"Multikulti" bis "Querdenken": Ist unsere Gesellschaft polarisiert?

Seite 3: Studie: "Vom Unbehagen an der Vielfalt"

Die Studie der Bertelsmann-Stiftung "Vom Unbehagen an der Vielfalt" kam zum Teil zu anderen Ergebnissen. Ihr Fokus war der "populistisch orientierte Antipluralismus in Deutschland". Dabei zeichnet die Studie ein differenziertes Bild des Bevölkerungssegments der mehr oder weniger "antipluralistisch" Eingestellten.
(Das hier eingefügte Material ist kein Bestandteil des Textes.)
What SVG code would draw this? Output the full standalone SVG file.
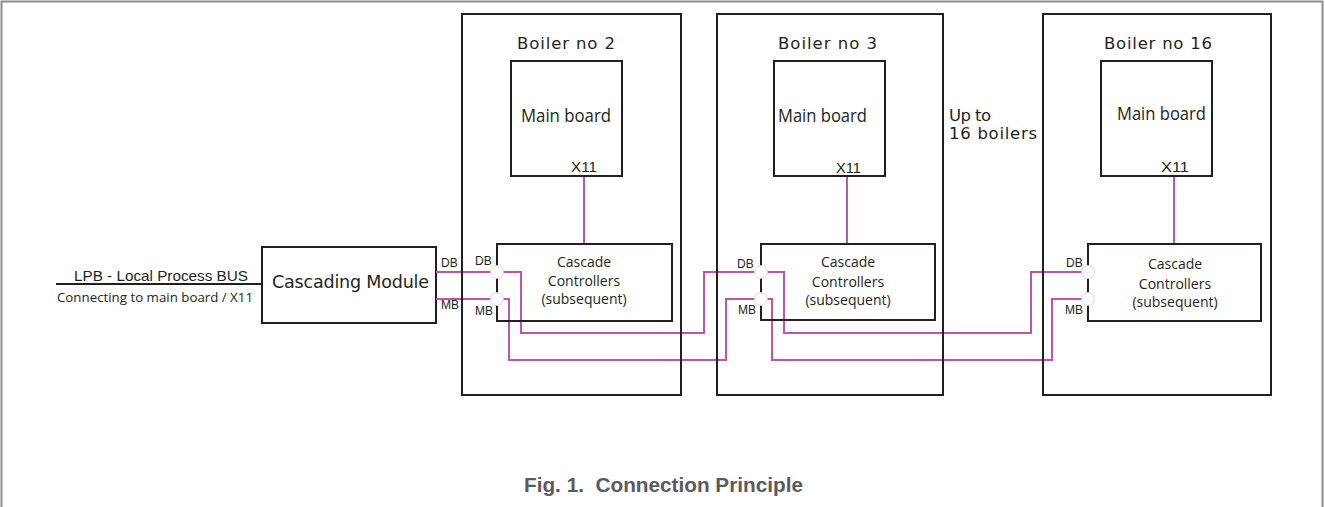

Sie werden in "Zweifler", "Verunsicherte", "Frustrierte" und "Ausgegrenzte" kategorisiert.

Entgegen der Robert-Bosch-Stiftung-Studie sehen die Autoren bei den Frustrierten und Ausgegrenzten eine starke strukturelle Benachteiligung: sie leben in strukturschwachen Regionen, unter schlechten Wohnverhältnissen, sind nicht in soziale Netzwerke eingebunden, haben ein niedriges Einkommen und eine unterdurchschnittliche Bildung. Das Vertrauen in Mitmenschen, die gesellschaftlichen und politischen Institutionen ist gering.

Dennoch kommen die Autoren am Schluss zu einer "optimistischen" Beurteilung "über das Ausmaß des engeren, populistisch orientierten Antipluralismus in Deutschland." Es seien "etwa zwölf Prozent der Befragten, denen eine verringerte Lebenszufriedenheit, eine pessimistische Lebenseinstellung, persönliche und gesellschaftliche Frustrationserfahrungen, eine fehlende soziale Einbindung sowie unzureichende materielle Ressourcen gemein sind."

Es findet sich hier eine resignative Grundhaltung, aber auch Protest- und am Rande-Gewaltbereitschaft. Die Anti-Pluralismus-Haltung ist auch nach dieser Studie im Osten Deutschlands ausgeprägter als im Westen, aber nicht nur dort zu finden.

Fazit: Keine starke Polarisierung, aber auch keine Homogenität

Überblickt man diese Untersuchungen, dann kann man nicht von einer starken Polarisierung der deutschen Gesellschaft im Zusammenleben sprechen. Die Gesamttendenz der Untersuchungen besagt, dass in Deutschland die Akzeptanz von Vielfalt und Zugehörigkeit früher ausgegrenzter Gruppen gewachsen ist und einen starken Anhalt in der Bevölkerung hat.

Es sind marginale, wenn auch unübersehbare Gruppen, die sich im Widerspruch zum "Vielfaltstrend" in der Gesellschaft befinden. Das enthält allerdings Konfliktpotential und bleibt nicht ohne Auswirkungen auf das gesellschaftliche Klima. Homogen oder ohne Spannungen ist die deutsche Gesellschaft nicht.

Diese Tendenz kann sich verändern - gerade in schwierigen Zeiten wie gegenwärtig - ist aber auch ausbaufähig. Darin unterscheidet sich die deutsche Gesellschaft immer noch von der anderer Länder wie die USA oder Polen, wo es starke Polarisierungen gibt, bei denen vorerst wenig Aussicht auf Überwindung zu bestehen scheint.

Man kann davon ausgehen, dass in Deutschland Konfliktfragen in den Medien und in der Politik überbetont werden. Auch das medienwirksame rechtspopulistische Getöse ist kein "Mehrheitsdiskurs", so der Konfliktforscher Andreas Zick in Zeit Online.

Kritische Haltung zu Eliten und Politik

Bemerkenswert ist eine Ausnahme, auf die die Autoren der Robert-Bosch-Stiftung-Studie am Rande eingehen, eine Aversion gegen "Eliten". "Die Nichtakzeptanz von Vielfalt bezogen auf Aspekte wie Reichtum, ökonomische Macht und geistige Kompetenz ist deutschlandweit ausgeprägt." (42 Punkte von 100). Auch hier gibt es regionale Ausprägungen. In Hamburg und Baden-Württemberg ist diese Nichtakzeptanz am geringsten, in Ostdeutschland und im Saarland am höchsten.